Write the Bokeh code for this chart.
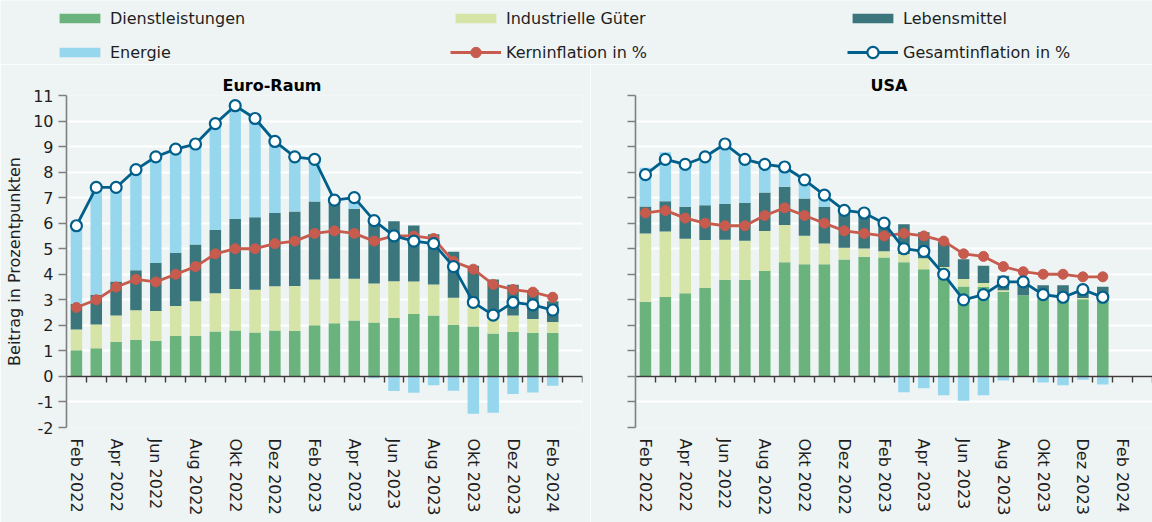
from bokeh.plotting import figure
from bokeh.models import (Range1d, FixedTicker, LinearAxis, Legend, LegendItem,
                          CustomJSTickFormatter, Title)
from bokeh.layouts import column, row
from bokeh.embed import file_html
from bokeh.resources import INLINE

# ---------------- data ----------------
months = ["Feb 2022", "Mär 2022", "Apr 2022", "Mai 2022", "Jun 2022", "Jul 2022",
          "Aug 2022", "Sep 2022", "Okt 2022", "Nov 2022", "Dez 2022", "Jan 2023",
          "Feb 2023", "Mär 2023", "Apr 2023", "Mai 2023", "Jun 2023", "Jul 2023",
          "Aug 2023", "Sep 2023", "Okt 2023", "Nov 2023", "Dez 2023", "Jan 2024",
          "Feb 2024"]

# Euro-Raum (Feb 2022 - Feb 2024)
ea_dienst = [1.02, 1.10, 1.36, 1.44, 1.40, 1.58, 1.59, 1.76, 1.80, 1.72, 1.80, 1.78,
             2.00, 2.08, 2.19, 2.11, 2.30, 2.44, 2.39, 2.02, 1.95, 1.68, 1.74, 1.71, 1.70]
ea_indust = [0.82, 0.93, 1.03, 1.15, 1.16, 1.18, 1.35, 1.50, 1.62, 1.67, 1.73, 1.76,
             1.80, 1.74, 1.63, 1.53, 1.43, 1.28, 1.21, 1.06, 0.82, 0.60, 0.65, 0.54, 0.43]
ea_lebens = [1.01, 1.17, 1.33, 1.57, 1.88, 2.07, 2.23, 2.47, 2.74, 2.84, 2.87, 2.92,
             3.05, 3.03, 2.75, 2.40, 2.35, 2.19, 1.97, 1.80, 1.56, 1.52, 1.20, 1.13, 0.81]
ea_energie = [3.00, 4.22, 3.73, 3.82, 4.16, 3.96, 3.90, 4.10, 4.39, 3.76, 2.75, 2.14,
              1.61, 0.05, 0.30, -0.07, -0.57, -0.64, -0.35, -0.56, -1.46, -1.42, -0.69,
              -0.63, -0.37]
ea_kern = [2.7, 3.0, 3.5, 3.8, 3.7, 4.0, 4.3, 4.8, 5.0, 5.0, 5.2, 5.3, 5.6, 5.7, 5.6,
           5.3, 5.5, 5.5, 5.4, 4.5, 4.2, 3.6, 3.4, 3.3, 3.1]
ea_gesamt = [5.9, 7.4, 7.4, 8.1, 8.6, 8.9, 9.1, 9.9, 10.6, 10.1, 9.2, 8.6, 8.5, 6.9,
             7.0, 6.1, 5.5, 5.3, 5.2, 4.3, 2.9, 2.4, 2.9, 2.8, 2.6]

# USA (Feb 2022 - Jan 2024)
us_dienst = [2.92, 3.11, 3.26, 3.47, 3.79, 3.79, 4.13, 4.47, 4.39, 4.39, 4.58, 4.69,
             4.66, 4.47, 4.20, 3.94, 3.52, 3.50, 3.31, 3.18, 3.14, 3.18, 3.02, 3.13]
us_indust = [2.68, 2.56, 2.13, 1.87, 1.56, 1.52, 1.56, 1.46, 1.12, 0.81, 0.46, 0.32,
             0.24, 0.32, 0.43, 0.34, 0.29, 0.16, 0.06, 0.00, 0.00, 0.00, 0.05, 0.00]
us_lebens = [1.05, 1.19, 1.25, 1.36, 1.41, 1.48, 1.51, 1.50, 1.46, 1.43, 1.44, 1.43,
             1.16, 1.17, 1.02, 0.98, 0.78, 0.67, 0.57, 0.62, 0.43, 0.39, 0.33, 0.38]
us_energie = [1.52, 1.92, 1.64, 1.96, 2.28, 1.74, 1.08, 0.72, 0.80, 0.37, 0.00, 0.00,
              -0.06, -0.62, -0.46, -0.74, -0.95, -0.74, -0.16, 0.00, -0.24, -0.35,
              -0.13, -0.32]
us_kern = [6.4, 6.5, 6.2, 6.0, 5.9, 5.9, 6.3, 6.6, 6.3, 6.0, 5.7, 5.6, 5.5, 5.6, 5.5,
           5.3, 4.8, 4.7, 4.3, 4.1, 4.0, 4.0, 3.9, 3.9]
us_gesamt = [7.9, 8.5, 8.3, 8.6, 9.1, 8.5, 8.3, 8.2, 7.7, 7.1, 6.5, 6.4, 6.0, 5.0, 4.9,
             4.0, 3.0, 3.2, 3.7, 3.7, 3.2, 3.1, 3.4, 3.1]

series_names = ["Dienstleistungen", "Industrielle Güter", "Lebensmittel", "Energie",
                "Kerninflation in %", "Gesamtinflation in %"]

# ---------------- styles ----------------
FONT = "DejaVu Sans"
BG = "#EEF4F4"
C_DIENST = "#6BB37C"
C_INDUST = "#D6E4A7"
C_LEBENS = "#3A767B"
C_ENERGIE = "#97D7EE"
C_KERN = "#C65B4E"
C_GESAMT = "#005F8B"
TXT = "#1E1E1E"
BAR_W = 0.58
LEG_H = 64
ROW_H = 522 - LEG_H


def stack(dienst, indust, lebens, energie):
    d_top, i_bot, i_top, l_bot, l_top, e_bot, e_top = [], [], [], [], [], [], []
    for d, i, l, e in zip(dienst, indust, lebens, energie):
        s1 = d
        s2 = s1 + i
        s3 = s2 + l
        d_top.append(s1)
        i_bot.append(s1)
        i_top.append(s2)
        l_bot.append(s2)
        l_top.append(s3)
        if e >= 0:
            e_bot.append(s3)
            e_top.append(s3 + e)
        else:
            e_bot.append(0)
            e_top.append(e)
    return d_top, i_bot, i_top, l_bot, l_top, e_bot, e_top


def make_chart(title, title_offset, dienst, indust, lebens, energie, kern, gesamt,
               width, border_left, border_right, border_top, border_bottom, labels):
    n_slots = len(months) + 1
    p = figure(width=width, height=ROW_H,
               x_range=Range1d(-0.5, n_slots - 0.5), y_range=Range1d(-2, 11),
               output_backend="svg", toolbar_location=None,
               min_border_left=border_left, min_border_right=border_right,
               min_border_top=border_top, min_border_bottom=border_bottom,
               background_fill_color=BG, border_fill_color=BG, outline_line_color=None,
               title=Title(text=title, align="left", offset=title_offset,
                           text_font=FONT, text_font_style="bold",
                           text_font_size="16px", text_color="#000000", standoff=2))

    x = list(range(len(dienst)))
    d_top, i_bot, i_top, l_bot, l_top, e_bot, e_top = stack(dienst, indust, lebens, energie)
    p.vbar(x=x, bottom=0, top=d_top, width=BAR_W, fill_color=C_DIENST, line_color=None)
    p.vbar(x=x, bottom=i_bot, top=i_top, width=BAR_W, fill_color=C_INDUST, line_color=None)
    p.vbar(x=x, bottom=l_bot, top=l_top, width=BAR_W, fill_color=C_LEBENS, line_color=None)
    p.vbar(x=x, bottom=e_bot, top=e_top, width=BAR_W, fill_color=C_ENERGIE, line_color=None)

    p.line(x=x, y=kern, line_color=C_KERN, line_width=2.8)
    p.scatter(x=x, y=kern, size=10, marker="circle", fill_color=C_KERN, line_color=C_KERN)
    p.line(x=x, y=gesamt, line_color=C_GESAMT, line_width=2.8)
    p.scatter(x=x, y=gesamt, size=11, marker="circle", fill_color="white",
              line_color=C_GESAMT, line_width=2.2)

    # grid
    p.xgrid.visible = False
    p.ygrid.ticker = FixedTicker(ticks=list(range(-2, 12)))
    p.ygrid.grid_line_color = "white"
    p.ygrid.grid_line_width = 2.2

    # y axis
    ya = p.yaxis[0]
    ya.ticker = FixedTicker(ticks=list(range(-2, 12)))
    ya.axis_line_color = "#7F7F7F"
    ya.axis_line_width = 1.6
    ya.major_tick_line_color = "#7F7F7F"
    ya.major_tick_line_width = 1.6
    ya.major_tick_out = 8
    ya.major_tick_in = 0
    ya.minor_tick_line_color = None
    if labels:
        ya.major_label_overrides = {v: str(v) for v in range(-2, 12)}
        ya.major_label_text_font = FONT
        ya.major_label_text_font_size = "16px"
        ya.major_label_text_color = TXT
        ya.major_label_standoff = 5
        ya.axis_label = "Beitrag in Prozentpunkten"
        ya.axis_label_text_font = FONT
        ya.axis_label_text_font_size = "16px"
        ya.axis_label_text_font_style = "normal"
        ya.axis_label_text_color = TXT
        ya.axis_label_standoff = 6
    else:
        ya.formatter = CustomJSTickFormatter(code="return ''")
        ya.major_label_text_font_size = "0px"
        ya.major_label_standoff = 0

    # x axis with month labels at the bottom
    xa = p.xaxis[0]
    label_ticks = list(range(0, len(months), 2))
    xa.ticker = FixedTicker(ticks=label_ticks)
    xa.major_label_overrides = {i: months[i] for i in label_ticks}
    xa.major_label_orientation = "vertical"
    xa.major_label_text_font = FONT
    xa.major_label_text_font_size = "16px"
    xa.major_label_text_color = TXT
    xa.major_label_standoff = 11
    xa.axis_line_color = None
    xa.major_tick_line_color = None
    xa.minor_tick_line_color = None
    xa.major_tick_out = 0
    xa.major_tick_in = 0

    # zero line with ticks between the months
    za = LinearAxis(fixed_location=0,
                    ticker=FixedTicker(ticks=[k + 0.5 for k in range(n_slots)]),
                    formatter=CustomJSTickFormatter(code="return ''"))
    za.axis_line_color = "#3C3C3C"
    za.axis_line_width = 1.6
    za.major_tick_line_color = "#3C3C3C"
    za.major_tick_line_width = 1.4
    za.major_tick_out = 6
    za.major_tick_in = 0
    za.minor_tick_line_color = None
    za.major_label_text_font_size = "0px"
    za.major_label_standoff = 0
    p.add_layout(za, "below")
    return p


top_gap = LEG_H - 62
left = make_chart("Euro-Raum", 156, ea_dienst, ea_indust, ea_lebens, ea_energie,
                  ea_kern, ea_gesamt, width=590, border_left=66, border_right=8,
                  border_top=33 - top_gap, border_bottom=95, labels=True)
right = make_chart("USA", 235, us_dienst, us_indust, us_lebens, us_energie,
                   us_kern, us_gesamt, width=562, border_left=45, border_right=0,
                   border_top=23 - top_gap, border_bottom=94, labels=False)

# ---------------- legend strip ----------------
lg = figure(width=1152, height=LEG_H, x_range=Range1d(0, 1), y_range=Range1d(0, 1),
            output_backend="svg", toolbar_location=None, min_border=0,
            background_fill_color=BG, border_fill_color=BG, outline_line_color=None)
lg.axis.visible = False
lg.grid.visible = False
# legend-only renderers, kept outside the visible range of this strip
r_d = lg.vbar(x=[-5], top=[-5], width=0.1, fill_color=C_DIENST, line_color=None)
r_i = lg.vbar(x=[-5], top=[-5], width=0.1, fill_color=C_INDUST, line_color=None)
r_l = lg.vbar(x=[-5], top=[-5], width=0.1, fill_color=C_LEBENS, line_color=None)
r_e = lg.vbar(x=[-5], top=[-5], width=0.1, fill_color=C_ENERGIE, line_color=None)
r_k1 = lg.line(x=[-5, -4], y=[-5, -5], line_color=C_KERN, line_width=3)
r_k2 = lg.scatter(x=[-5], y=[-5], size=10, marker="circle", fill_color=C_KERN,
                  line_color=C_KERN)
r_g1 = lg.line(x=[-5, -4], y=[-5, -5], line_color=C_GESAMT, line_width=3)
r_g2 = lg.scatter(x=[-5], y=[-5], size=11, marker="circle", fill_color="white",
                  line_color=C_GESAMT, line_width=2.2)

# (x of swatch, centre of row from top, glyph height, label, renderers)
row1_c, row2_c = 18, 52
entries = [
    (54, row1_c, 12, series_names[0], [r_d]),
    (450, row1_c, 12, series_names[1], [r_i]),
    (847, row1_c, 12, series_names[2], [r_l]),
    (54, row2_c, 12, series_names[3], [r_e]),
    (450, row2_c, 26, series_names[4], [r_k1, r_k2]),
    (847, row2_c, 28, series_names[5], [r_g1, r_g2]),
]
for xloc, cy, gh, text, rs in entries:
    item_h = max(gh, 20)
    yloc = LEG_H - cy - item_h / 2
    leg = Legend(items=[LegendItem(label=text, renderers=rs)],
                 location=(xloc, yloc), orientation="vertical",
                 border_line_color=None, background_fill_alpha=0,
                 padding=0, margin=0, spacing=0,
                 glyph_width=51, glyph_height=gh, label_height=20, label_standoff=5,
                 label_text_font=FONT, label_text_font_size="16px",
                 label_text_color=TXT)
    lg.add_layout(leg, "center")

layout = column(lg, row(left, right))

html = file_html(layout, INLINE)
html = html.replace("<body>", '<body style="background-color:#EEF4F4;">', 1)
open("out.html", "w").write(html)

**Work instructions**
Copy nothing but the lines from the top of the data down to the line containing "from bokeh.resources import INLINE", and leave the pictures out.

**Task result**
Write the Bokeh code for this chart.
from bokeh.plotting import figure
from bokeh.models import (Range1d, FixedTicker, LinearAxis, Legend, LegendItem,
                          CustomJSTickFormatter, Title)
from bokeh.layouts import column, row
from bokeh.embed import file_html
from bokeh.resources import INLINE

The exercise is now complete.